AMSP:透過先進的模型狀態分割實現超大規模LLM訓練
AMSP: Super-Scaling LLM Training via Advanced Model States Partitioning
November 1, 2023
作者: Qiaoling Chen, Qinghao Hu, Zhisheng Ye, Guoteng Wang, Peng Sun, Yonggang Wen, Tianwei Zhang
cs.AI
摘要
大型語言模型(LLMs)在各種下游任務中展現了令人印象深刻的性能。在訓練這些模型時,越來越傾向於在更大的訓練規模上處理更多的標記,但模型大小相對較小。零冗餘優化器(ZeRO),儘管在傳統的訓練環境中效果顯著,但在應對這種新興範式時面臨著擴展挑戰。為此,我們提出了一個新穎的LLM訓練框架AMSP,該框架對模型狀態進行了細粒度劃分,包括參數(P)、梯度(G)和優化器狀態(OS)。具體來說,AMSP:(1)構建了一個統一的劃分空間,實現了對P、G和OS的獨立劃分策略;(2)融入了一個具有規模感知能力的劃分器,自主搜索最佳劃分策略;(3)設計了一個專用的通信優化器,以確保有效管理由不同劃分策略引起的數據放置差異。我們的評估顯示,AMSP在1024個GPU上實現了高達90.3%的擴展效率。
English
Large Language Models (LLMs) have demonstrated impressive performance across
various downstream tasks. When training these models, there is a growing
inclination to process more tokens on larger training scales but with
relatively smaller model sizes. Zero Redundancy Optimizer (ZeRO), although
effective in conventional training environments, grapples with scaling
challenges when confronted with this emerging paradigm. To this end, we propose
a novel LLM training framework AMSP, which undertakes a granular partitioning
of model states, encompassing parameters (P), gradient (G), and optimizer
states (OS). Specifically, AMSP(1) builds a unified partitioning space,
enabling independent partitioning strategies for P, G, and OS; (2)

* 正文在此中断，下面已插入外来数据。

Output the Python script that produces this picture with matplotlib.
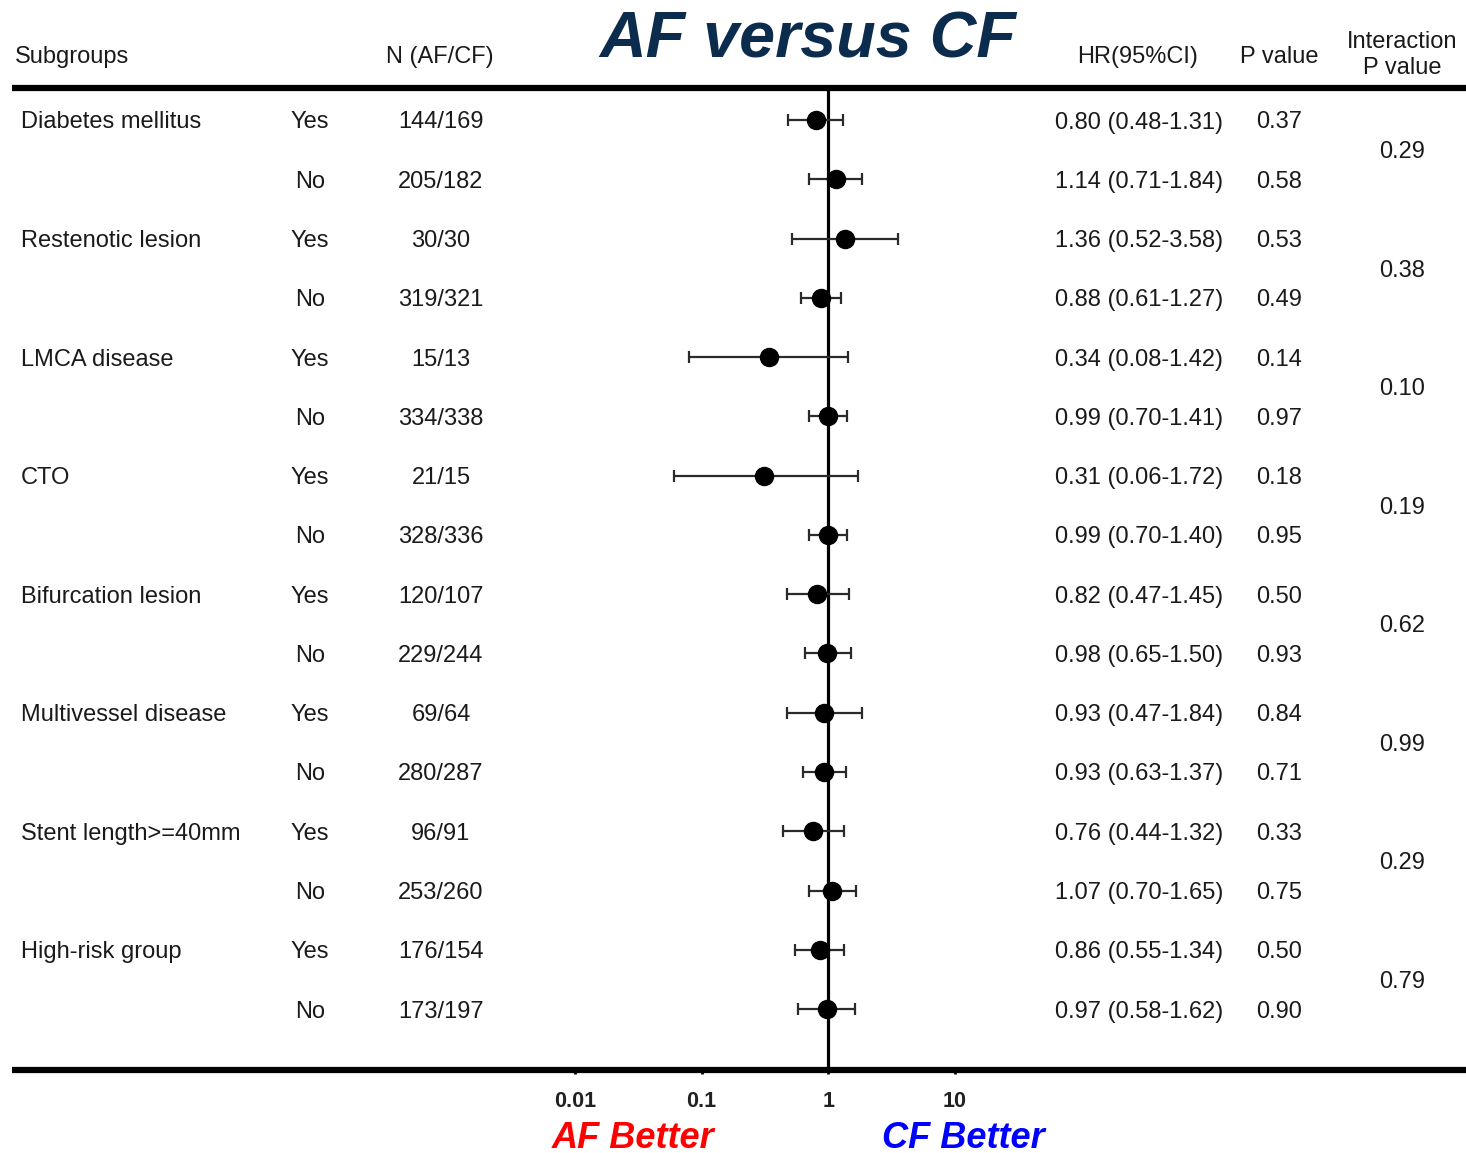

incorporates a scale-aware partitioner to autonomously search for optimal
partitioning strategies: (3) designs a dedicated communication optimizer to
ensure proficient management of data placement discrepancies arising from
diverse partitioning strategies. Our evaluations show that AMSP achieves up to
90.3% scaling efficiency across 1024 GPUs.